Repeat the lines exactly from the line that contains "Emit a Python" through the line that contains "high_1994 = [21.5, 22.6, 22.6, 21.0]"; leave images out and add nothing.

— Material supplied —
────────

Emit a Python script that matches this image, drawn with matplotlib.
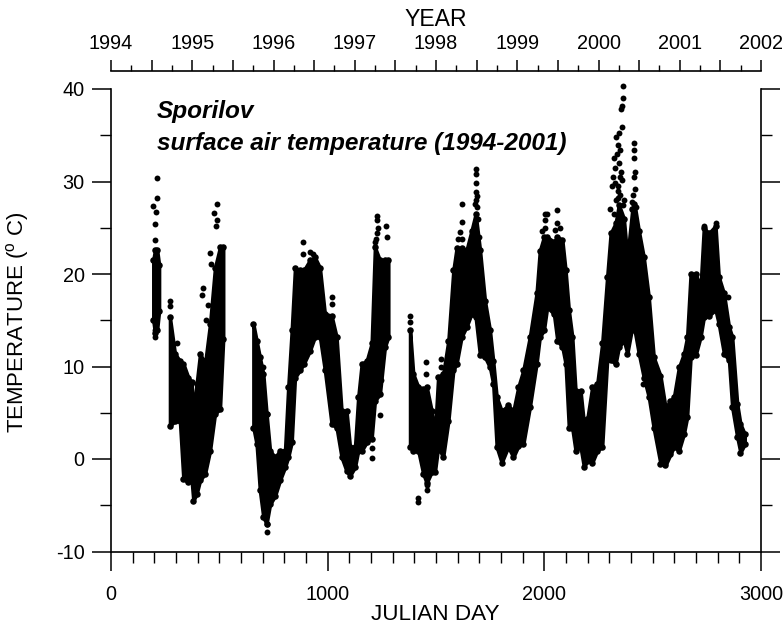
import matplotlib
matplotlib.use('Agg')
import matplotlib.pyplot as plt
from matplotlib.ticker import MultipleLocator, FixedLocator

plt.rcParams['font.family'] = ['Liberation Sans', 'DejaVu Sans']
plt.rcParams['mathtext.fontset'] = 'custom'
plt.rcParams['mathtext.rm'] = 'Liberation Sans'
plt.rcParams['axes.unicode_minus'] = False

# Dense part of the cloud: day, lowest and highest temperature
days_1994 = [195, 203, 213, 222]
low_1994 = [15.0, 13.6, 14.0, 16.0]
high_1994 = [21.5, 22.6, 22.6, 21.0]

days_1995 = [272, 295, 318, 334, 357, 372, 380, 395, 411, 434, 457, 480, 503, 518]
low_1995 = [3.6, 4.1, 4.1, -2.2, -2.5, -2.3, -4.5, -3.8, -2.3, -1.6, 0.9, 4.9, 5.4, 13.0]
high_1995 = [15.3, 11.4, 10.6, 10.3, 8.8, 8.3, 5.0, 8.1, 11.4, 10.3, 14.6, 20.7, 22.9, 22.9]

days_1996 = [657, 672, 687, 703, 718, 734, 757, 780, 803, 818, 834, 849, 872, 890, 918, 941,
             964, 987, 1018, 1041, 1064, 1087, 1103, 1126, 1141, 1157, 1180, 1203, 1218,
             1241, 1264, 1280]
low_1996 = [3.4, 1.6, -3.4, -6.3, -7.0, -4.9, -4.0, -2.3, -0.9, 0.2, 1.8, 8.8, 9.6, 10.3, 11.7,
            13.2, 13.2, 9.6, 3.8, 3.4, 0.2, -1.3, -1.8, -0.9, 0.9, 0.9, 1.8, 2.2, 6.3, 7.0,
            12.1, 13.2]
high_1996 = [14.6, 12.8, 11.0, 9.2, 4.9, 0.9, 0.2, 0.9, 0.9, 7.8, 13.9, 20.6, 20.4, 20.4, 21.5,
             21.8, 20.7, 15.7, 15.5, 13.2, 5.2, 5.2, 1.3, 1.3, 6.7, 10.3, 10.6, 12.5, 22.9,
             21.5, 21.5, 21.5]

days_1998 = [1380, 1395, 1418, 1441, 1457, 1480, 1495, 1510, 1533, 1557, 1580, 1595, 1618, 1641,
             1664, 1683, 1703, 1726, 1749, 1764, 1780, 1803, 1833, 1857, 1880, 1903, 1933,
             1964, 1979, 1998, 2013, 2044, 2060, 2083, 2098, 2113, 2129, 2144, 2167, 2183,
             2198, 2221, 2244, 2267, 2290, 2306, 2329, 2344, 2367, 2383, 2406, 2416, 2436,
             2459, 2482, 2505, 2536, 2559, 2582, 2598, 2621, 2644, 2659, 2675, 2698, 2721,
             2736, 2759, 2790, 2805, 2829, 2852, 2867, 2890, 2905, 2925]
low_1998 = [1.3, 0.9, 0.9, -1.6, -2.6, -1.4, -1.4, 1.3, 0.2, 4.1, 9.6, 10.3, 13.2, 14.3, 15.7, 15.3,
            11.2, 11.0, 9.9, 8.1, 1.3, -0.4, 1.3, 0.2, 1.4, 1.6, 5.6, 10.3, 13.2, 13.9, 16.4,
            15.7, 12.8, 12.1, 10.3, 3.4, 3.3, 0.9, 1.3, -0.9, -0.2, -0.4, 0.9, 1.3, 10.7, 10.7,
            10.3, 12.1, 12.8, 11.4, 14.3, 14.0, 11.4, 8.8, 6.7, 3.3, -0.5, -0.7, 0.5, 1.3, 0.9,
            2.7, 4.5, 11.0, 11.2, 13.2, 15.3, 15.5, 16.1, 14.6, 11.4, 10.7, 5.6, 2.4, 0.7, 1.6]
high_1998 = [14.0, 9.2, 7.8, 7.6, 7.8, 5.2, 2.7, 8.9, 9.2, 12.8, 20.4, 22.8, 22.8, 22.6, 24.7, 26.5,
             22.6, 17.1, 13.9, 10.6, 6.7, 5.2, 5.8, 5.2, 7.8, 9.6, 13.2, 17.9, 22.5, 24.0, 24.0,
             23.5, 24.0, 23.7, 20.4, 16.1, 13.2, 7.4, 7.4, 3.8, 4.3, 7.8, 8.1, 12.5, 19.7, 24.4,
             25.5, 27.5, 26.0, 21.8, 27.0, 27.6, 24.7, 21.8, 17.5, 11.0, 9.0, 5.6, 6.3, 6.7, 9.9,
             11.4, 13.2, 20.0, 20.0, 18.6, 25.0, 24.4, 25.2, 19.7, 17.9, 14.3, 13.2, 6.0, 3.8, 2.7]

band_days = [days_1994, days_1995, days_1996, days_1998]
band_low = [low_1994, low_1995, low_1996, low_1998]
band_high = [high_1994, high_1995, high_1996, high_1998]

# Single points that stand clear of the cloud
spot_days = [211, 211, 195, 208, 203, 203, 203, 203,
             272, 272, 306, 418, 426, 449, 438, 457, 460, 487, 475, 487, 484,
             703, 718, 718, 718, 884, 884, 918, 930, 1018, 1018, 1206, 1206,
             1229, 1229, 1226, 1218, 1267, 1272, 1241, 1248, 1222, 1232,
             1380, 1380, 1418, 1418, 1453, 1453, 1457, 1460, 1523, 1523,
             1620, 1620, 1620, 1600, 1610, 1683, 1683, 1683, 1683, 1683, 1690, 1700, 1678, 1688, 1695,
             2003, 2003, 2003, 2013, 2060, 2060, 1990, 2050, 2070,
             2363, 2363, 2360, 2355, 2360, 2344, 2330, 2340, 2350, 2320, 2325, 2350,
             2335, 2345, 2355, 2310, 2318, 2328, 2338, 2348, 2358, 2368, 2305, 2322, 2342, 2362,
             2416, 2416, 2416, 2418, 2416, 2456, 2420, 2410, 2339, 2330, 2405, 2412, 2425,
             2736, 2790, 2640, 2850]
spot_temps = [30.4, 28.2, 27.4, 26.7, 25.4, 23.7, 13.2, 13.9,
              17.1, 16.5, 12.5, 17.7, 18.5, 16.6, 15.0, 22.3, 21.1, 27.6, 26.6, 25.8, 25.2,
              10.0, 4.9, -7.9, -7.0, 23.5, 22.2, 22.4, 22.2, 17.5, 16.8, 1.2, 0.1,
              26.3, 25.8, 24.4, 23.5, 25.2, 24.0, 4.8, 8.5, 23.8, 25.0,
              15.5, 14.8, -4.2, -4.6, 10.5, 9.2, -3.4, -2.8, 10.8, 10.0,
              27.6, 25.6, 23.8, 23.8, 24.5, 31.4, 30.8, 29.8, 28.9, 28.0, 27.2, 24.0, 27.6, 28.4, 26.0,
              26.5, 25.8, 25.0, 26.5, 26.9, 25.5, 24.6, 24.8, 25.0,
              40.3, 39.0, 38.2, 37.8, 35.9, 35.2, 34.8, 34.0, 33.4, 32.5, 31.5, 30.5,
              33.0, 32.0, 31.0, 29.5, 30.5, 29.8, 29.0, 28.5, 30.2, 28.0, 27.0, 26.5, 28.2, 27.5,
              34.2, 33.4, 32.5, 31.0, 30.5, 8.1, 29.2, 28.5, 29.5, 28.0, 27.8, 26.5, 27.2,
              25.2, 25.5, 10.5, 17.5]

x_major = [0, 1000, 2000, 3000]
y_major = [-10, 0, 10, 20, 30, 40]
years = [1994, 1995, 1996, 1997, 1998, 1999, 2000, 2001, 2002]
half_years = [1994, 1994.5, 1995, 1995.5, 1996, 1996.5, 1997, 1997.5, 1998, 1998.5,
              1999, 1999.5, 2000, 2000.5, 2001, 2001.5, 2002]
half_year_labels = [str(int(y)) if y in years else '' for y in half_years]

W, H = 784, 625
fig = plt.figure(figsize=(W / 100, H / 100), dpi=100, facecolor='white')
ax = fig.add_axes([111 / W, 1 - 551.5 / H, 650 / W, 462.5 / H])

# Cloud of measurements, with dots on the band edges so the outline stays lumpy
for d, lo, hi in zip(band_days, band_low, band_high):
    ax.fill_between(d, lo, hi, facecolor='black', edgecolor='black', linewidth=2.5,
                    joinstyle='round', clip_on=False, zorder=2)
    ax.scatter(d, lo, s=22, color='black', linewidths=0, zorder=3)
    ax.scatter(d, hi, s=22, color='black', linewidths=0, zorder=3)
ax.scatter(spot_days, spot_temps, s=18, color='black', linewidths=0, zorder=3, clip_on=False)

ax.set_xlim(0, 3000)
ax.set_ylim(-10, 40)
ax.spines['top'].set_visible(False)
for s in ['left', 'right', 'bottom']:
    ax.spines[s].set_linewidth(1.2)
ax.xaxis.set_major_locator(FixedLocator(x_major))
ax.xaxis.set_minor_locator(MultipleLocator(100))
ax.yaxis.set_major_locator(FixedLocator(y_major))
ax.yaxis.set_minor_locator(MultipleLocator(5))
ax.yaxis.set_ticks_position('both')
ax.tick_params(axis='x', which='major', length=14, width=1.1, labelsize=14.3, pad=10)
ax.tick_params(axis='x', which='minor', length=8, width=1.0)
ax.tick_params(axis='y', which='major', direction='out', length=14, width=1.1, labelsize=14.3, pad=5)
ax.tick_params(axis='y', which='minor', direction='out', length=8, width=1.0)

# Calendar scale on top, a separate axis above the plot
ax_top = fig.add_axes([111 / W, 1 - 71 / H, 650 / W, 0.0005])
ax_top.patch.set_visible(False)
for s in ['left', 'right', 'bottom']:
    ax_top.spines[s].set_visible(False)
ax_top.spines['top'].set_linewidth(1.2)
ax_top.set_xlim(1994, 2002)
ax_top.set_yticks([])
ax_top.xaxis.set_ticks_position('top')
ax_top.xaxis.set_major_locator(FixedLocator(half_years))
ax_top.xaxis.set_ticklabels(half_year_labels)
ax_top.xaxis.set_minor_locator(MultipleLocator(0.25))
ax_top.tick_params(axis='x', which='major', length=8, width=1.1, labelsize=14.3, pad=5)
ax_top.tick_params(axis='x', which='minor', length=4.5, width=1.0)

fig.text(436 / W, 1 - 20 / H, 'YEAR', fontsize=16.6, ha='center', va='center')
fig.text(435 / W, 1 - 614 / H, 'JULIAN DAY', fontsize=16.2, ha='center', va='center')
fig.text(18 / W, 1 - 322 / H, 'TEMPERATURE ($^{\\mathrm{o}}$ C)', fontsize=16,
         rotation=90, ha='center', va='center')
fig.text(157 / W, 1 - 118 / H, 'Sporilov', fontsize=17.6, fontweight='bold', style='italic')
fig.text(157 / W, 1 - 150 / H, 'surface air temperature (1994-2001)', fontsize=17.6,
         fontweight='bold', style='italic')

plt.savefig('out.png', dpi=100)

────────

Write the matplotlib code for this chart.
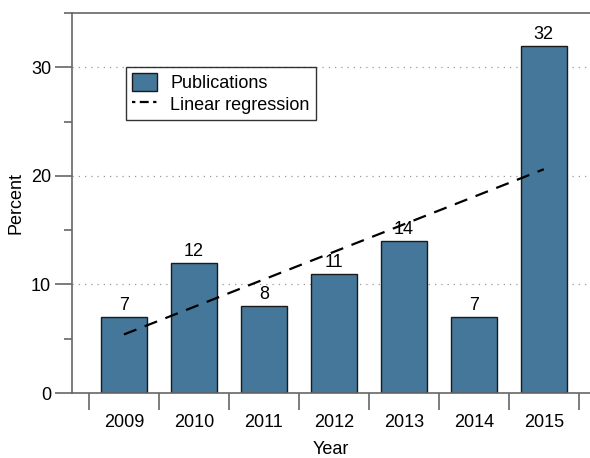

────────

— Written response —
Emit a Python script that matches this image, drawn with matplotlib.
import matplotlib
matplotlib.use('Agg')
import matplotlib.pyplot as plt
from matplotlib.ticker import MultipleLocator, FixedLocator

plt.rcParams['font.family'] = ['Liberation Sans', 'DejaVu Sans']
plt.rcParams['mathtext.fontset'] = 'custom'
plt.rcParams['mathtext.rm'] = 'Liberation Sans'
plt.rcParams['axes.unicode_minus'] = False

# Dense part of the cloud: day, lowest and highest temperature
days_1994 = [195, 203, 213, 222]
low_1994 = [15.0, 13.6, 14.0, 16.0]
high_1994 = [21.5, 22.6, 22.6, 21.0]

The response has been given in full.